We gossiped as we drove back to her house in Beach Park, where I stayed the night before returning to the beach.

I hadn't had anything to eat since my morning sandwich, so my child gave me a cold chicken breast and a beer. It was delicious. Whatever your child feeds you always is. We sat and talked at the kitchen table while I ate my chicken breast.

I told my youngest child that I had had a great time in NYC. In fact, I told her what I have told you above. lee


Anonymous said...

Lee, Love the trip story. I want to be you when I grow up! Keep posting and prodding, and posting and prodding . .

Anonymous said...

It's interesting how you fly to NY just to see a play and get shoes. That is class.

I bet someone like Candy Olson who thinks she is high and mighty would never fly anywhere to see a play, unless there was someone there who could do her a favor.

Anonymous said...

"Lee De Cesare
I deplore injustice and jump in whenever I see a little person get beat up on."

So do I. Which is why I take exception with this:

"Jude Law lives a disreputable private life, impregnating bedazzled women hither and yon--not admirable conduct at all. I am going to send the boy--now pushing 40-- a box car of condoms."
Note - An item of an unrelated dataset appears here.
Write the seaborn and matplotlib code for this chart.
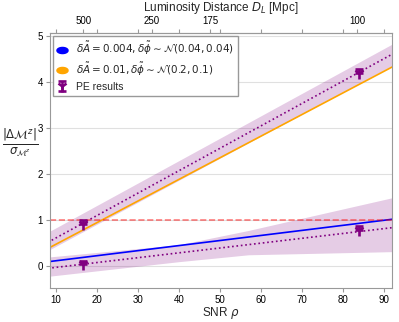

Three children with ex-wife Sadie. One child with Samantha Burke. Not exactly hither and yon. A very, very good father, has always been seen toting his kids with him around London, even when very small, gets along with and takes vacations and holidays with ex-wife so the children have both together, very intelligent and interesting conversationalist (I cite his recent Charlie Rose interview about Hamlet as just one example)...anyway, I loved your story, you are a very interesting person as well...but I am a person that thinks fair is fair...and you weren't very fair to make such careless comment. I also saw Hamlet in New York 2 weeks ago with 3 friends, all of us from the south as well, and we simply loved it. I'm trying to find a way to get back before it closes.

Anonymous said...

a very well written and interesting article but i take offense to your description of jude law the man. i have met and spent some time with jude at the wyndham theatre in london. he is a man of great quality. great humility, extremely intelligent and a father who spends every waking moment with his children. they are with him now even 'tho he is working extremely hard.... 8 performances a week. trhree and a half hours of text.... but his children come fiirst. please don't presume to know someone based on tabloids. as for hamlet i saw it twice and i haven't seen a performance to equal it in a long long time. he was brilliant in every way...i thing this performance is worthy of a tony.